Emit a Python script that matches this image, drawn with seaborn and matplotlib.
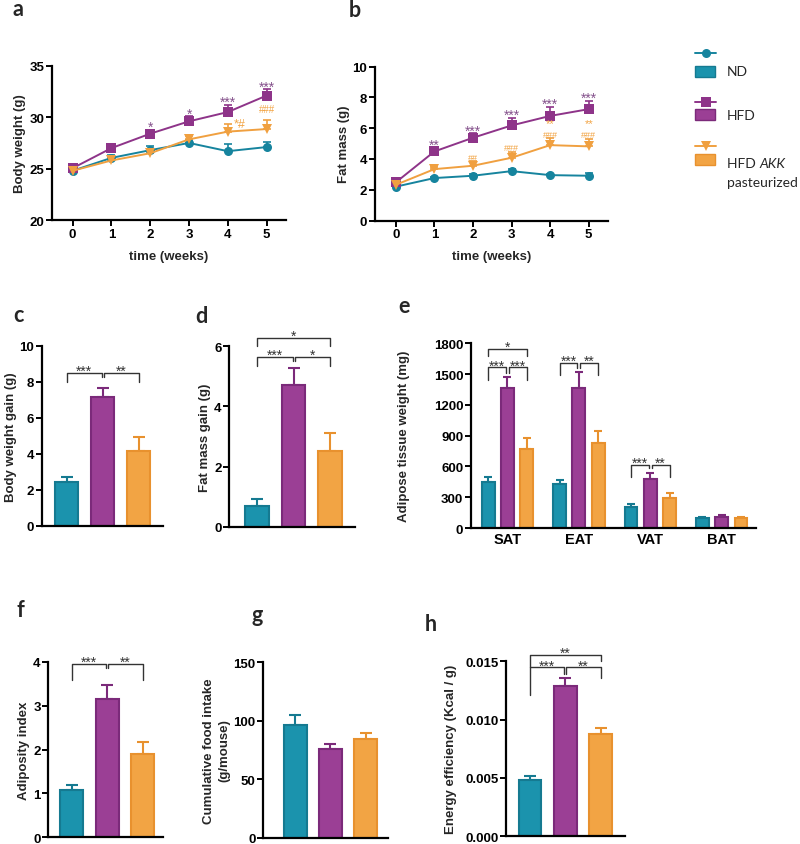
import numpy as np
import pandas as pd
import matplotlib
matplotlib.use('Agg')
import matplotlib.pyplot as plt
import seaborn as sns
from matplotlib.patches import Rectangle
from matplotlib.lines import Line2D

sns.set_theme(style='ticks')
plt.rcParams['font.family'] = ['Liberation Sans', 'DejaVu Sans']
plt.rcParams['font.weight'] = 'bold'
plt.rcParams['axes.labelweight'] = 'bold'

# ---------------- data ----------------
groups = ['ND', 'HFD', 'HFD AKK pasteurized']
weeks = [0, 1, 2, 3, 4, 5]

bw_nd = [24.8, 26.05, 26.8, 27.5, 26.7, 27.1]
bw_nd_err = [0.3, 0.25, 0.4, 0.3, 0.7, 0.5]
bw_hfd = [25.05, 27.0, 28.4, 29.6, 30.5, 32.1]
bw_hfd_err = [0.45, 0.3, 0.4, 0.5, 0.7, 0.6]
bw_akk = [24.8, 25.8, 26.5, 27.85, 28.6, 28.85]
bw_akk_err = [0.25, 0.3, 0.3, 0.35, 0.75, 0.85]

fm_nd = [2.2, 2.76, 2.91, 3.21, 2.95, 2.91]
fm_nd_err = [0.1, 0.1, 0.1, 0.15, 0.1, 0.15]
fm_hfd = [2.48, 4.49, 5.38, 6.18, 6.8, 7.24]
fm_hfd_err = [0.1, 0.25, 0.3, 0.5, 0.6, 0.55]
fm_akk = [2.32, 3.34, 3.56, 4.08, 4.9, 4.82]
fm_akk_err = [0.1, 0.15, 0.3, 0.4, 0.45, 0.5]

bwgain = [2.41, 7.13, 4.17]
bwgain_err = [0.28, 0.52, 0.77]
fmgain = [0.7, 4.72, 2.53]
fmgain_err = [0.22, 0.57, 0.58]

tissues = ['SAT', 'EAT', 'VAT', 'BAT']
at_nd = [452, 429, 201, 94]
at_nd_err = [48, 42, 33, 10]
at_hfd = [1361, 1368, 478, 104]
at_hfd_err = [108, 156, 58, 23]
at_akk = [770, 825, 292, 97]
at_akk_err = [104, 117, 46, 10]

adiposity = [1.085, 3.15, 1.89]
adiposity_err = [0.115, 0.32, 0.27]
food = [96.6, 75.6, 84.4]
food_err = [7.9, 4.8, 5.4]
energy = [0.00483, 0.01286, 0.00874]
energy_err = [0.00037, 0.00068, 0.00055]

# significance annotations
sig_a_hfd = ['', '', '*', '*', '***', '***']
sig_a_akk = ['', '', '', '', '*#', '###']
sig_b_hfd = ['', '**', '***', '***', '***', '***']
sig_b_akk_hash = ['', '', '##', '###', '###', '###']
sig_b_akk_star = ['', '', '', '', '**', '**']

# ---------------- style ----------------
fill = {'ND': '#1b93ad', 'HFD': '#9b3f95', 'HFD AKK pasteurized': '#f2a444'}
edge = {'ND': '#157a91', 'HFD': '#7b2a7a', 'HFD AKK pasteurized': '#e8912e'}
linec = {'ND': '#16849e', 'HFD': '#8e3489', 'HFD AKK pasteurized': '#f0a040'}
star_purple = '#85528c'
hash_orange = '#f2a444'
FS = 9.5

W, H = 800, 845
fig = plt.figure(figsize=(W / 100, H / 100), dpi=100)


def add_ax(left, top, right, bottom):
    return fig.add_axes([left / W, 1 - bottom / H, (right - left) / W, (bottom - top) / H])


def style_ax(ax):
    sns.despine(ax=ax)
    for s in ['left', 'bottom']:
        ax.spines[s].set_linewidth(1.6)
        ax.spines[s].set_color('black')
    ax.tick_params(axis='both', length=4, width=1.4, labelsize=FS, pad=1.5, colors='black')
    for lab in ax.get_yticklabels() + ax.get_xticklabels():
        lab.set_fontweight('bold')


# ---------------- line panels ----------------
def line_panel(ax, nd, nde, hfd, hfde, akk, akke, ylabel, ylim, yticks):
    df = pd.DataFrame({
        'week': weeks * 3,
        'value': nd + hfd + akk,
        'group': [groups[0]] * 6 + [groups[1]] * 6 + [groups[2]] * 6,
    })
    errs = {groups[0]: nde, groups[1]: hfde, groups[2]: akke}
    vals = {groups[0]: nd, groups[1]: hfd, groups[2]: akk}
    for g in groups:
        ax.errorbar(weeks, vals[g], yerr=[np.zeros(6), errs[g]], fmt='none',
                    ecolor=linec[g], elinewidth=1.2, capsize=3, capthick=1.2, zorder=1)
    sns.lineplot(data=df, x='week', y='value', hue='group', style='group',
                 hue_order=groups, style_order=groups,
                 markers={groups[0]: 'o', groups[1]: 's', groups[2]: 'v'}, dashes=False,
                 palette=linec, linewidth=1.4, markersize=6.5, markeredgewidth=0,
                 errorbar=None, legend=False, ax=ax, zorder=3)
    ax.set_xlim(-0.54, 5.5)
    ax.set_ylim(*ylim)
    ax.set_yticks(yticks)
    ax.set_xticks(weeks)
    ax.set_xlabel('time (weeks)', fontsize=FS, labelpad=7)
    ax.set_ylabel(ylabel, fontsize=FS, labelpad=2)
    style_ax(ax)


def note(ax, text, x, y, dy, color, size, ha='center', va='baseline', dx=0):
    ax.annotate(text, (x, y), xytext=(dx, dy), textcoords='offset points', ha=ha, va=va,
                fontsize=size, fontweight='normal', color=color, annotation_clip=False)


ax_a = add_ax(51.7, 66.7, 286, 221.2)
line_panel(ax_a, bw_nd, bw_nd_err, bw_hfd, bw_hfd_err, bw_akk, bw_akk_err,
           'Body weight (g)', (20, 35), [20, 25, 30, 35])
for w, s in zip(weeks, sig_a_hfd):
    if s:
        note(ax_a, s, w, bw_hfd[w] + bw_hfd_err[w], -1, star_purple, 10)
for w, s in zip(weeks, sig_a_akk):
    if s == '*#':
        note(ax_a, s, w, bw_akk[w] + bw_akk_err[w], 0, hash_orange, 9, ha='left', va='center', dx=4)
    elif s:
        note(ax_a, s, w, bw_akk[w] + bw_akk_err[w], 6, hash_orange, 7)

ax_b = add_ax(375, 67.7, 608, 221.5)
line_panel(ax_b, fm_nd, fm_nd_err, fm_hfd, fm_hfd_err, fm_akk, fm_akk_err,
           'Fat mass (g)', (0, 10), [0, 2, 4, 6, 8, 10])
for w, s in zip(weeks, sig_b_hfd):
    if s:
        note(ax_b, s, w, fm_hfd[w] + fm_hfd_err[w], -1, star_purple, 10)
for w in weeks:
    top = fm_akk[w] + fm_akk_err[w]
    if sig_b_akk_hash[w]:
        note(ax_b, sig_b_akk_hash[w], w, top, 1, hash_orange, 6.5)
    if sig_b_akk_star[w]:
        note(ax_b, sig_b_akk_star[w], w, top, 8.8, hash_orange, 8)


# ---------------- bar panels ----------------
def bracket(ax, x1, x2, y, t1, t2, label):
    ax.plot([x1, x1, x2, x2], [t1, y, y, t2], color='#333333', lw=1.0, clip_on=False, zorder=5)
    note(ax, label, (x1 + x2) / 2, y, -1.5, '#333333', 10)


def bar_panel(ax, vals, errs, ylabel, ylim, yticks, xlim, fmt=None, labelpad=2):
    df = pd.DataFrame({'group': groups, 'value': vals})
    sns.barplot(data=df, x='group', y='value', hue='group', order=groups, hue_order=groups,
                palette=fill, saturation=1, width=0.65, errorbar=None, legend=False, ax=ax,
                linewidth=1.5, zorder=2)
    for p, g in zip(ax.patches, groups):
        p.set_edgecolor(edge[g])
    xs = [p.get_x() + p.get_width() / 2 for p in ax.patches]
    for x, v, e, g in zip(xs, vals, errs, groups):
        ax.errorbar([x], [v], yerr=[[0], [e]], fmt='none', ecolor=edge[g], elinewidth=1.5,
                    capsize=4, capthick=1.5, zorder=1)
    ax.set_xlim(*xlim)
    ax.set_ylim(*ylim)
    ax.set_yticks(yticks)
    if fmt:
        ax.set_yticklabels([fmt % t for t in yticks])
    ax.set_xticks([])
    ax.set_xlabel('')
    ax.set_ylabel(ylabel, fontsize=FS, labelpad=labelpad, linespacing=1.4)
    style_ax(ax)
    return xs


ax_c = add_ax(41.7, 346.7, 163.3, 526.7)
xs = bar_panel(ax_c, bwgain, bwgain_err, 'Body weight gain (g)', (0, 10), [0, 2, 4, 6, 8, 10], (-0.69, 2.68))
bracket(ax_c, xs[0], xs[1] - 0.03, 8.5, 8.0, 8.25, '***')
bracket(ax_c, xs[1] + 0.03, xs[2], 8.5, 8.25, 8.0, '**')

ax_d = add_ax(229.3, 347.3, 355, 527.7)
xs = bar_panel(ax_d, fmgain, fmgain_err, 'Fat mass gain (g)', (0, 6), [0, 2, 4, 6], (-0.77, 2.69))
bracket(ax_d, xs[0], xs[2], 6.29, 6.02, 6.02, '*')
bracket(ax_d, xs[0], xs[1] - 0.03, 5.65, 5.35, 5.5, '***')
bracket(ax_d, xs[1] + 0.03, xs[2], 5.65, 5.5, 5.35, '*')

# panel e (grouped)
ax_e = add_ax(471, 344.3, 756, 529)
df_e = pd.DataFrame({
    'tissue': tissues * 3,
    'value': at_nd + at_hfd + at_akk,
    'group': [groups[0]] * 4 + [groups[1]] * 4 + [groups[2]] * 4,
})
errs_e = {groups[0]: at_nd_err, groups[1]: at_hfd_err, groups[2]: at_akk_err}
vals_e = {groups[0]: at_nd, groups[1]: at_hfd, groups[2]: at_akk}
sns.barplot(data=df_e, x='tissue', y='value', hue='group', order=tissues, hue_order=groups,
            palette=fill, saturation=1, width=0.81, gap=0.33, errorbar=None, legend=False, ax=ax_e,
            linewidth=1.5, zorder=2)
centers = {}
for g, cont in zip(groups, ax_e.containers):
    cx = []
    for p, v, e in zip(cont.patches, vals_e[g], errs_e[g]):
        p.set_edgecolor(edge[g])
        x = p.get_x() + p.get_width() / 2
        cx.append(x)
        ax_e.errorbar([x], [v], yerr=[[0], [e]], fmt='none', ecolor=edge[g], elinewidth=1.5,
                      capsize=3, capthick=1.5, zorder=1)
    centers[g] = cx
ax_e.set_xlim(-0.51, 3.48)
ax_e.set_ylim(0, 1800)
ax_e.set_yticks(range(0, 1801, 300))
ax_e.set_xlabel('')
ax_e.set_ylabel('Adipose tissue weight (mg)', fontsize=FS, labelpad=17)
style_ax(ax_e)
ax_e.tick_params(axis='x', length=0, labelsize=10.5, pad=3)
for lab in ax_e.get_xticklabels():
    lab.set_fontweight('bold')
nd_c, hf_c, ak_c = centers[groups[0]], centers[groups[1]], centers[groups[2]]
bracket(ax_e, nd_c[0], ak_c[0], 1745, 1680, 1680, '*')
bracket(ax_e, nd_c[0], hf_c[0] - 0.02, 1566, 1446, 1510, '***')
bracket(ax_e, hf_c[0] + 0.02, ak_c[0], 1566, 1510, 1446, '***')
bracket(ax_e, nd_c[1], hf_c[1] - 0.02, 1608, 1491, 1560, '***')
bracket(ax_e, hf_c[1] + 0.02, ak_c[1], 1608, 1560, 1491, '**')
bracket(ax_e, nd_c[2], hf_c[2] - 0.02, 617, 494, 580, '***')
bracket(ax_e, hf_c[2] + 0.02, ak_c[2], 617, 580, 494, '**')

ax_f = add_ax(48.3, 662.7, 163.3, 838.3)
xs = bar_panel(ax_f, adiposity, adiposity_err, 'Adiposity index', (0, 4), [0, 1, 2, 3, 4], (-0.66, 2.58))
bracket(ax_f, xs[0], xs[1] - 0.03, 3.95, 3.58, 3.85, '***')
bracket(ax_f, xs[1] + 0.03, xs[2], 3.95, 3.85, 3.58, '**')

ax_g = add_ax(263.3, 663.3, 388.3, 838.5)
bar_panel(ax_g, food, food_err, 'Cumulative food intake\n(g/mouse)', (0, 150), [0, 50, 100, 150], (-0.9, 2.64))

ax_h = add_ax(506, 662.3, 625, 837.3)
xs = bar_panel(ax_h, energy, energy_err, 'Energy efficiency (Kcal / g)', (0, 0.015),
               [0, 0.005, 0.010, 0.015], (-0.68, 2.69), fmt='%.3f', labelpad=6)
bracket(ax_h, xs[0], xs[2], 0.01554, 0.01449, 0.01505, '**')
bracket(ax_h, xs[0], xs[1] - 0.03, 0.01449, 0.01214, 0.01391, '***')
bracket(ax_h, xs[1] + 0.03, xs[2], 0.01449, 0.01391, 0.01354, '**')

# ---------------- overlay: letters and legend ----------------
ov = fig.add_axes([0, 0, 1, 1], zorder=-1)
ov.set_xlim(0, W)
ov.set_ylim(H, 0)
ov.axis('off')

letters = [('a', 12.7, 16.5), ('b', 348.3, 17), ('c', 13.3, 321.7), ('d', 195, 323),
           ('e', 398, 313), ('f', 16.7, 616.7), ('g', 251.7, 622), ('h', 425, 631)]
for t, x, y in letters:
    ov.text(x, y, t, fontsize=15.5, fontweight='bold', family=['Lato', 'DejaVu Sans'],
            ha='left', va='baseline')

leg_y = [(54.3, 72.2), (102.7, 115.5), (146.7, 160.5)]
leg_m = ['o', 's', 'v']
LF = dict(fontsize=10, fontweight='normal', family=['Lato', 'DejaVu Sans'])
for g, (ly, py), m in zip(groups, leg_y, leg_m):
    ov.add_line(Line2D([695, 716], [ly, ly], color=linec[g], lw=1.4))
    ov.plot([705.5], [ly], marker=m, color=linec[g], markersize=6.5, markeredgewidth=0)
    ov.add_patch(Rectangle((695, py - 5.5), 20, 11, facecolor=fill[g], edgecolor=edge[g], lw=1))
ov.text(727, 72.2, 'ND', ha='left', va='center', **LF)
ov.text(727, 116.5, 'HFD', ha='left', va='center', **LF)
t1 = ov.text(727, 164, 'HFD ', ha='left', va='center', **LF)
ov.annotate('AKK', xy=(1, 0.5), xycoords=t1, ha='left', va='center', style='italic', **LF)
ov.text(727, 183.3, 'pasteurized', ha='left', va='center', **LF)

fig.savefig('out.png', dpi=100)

• **Written problem**: Write out each line of the listing above, exactly, from its first line to the line holding "plt.rcParams['axes.labelweight'] = 'bold'", inclusive. Skip the pictures.

• **Written answer**:
Emit a Python script that matches this image, drawn with seaborn and matplotlib.
import numpy as np
import pandas as pd
import matplotlib
matplotlib.use('Agg')
import matplotlib.pyplot as plt
import seaborn as sns
from matplotlib.patches import Rectangle
from matplotlib.lines import Line2D

sns.set_theme(style='ticks')
plt.rcParams['font.family'] = ['Liberation Sans', 'DejaVu Sans']
plt.rcParams['font.weight'] = 'bold'
plt.rcParams['axes.labelweight'] = 'bold'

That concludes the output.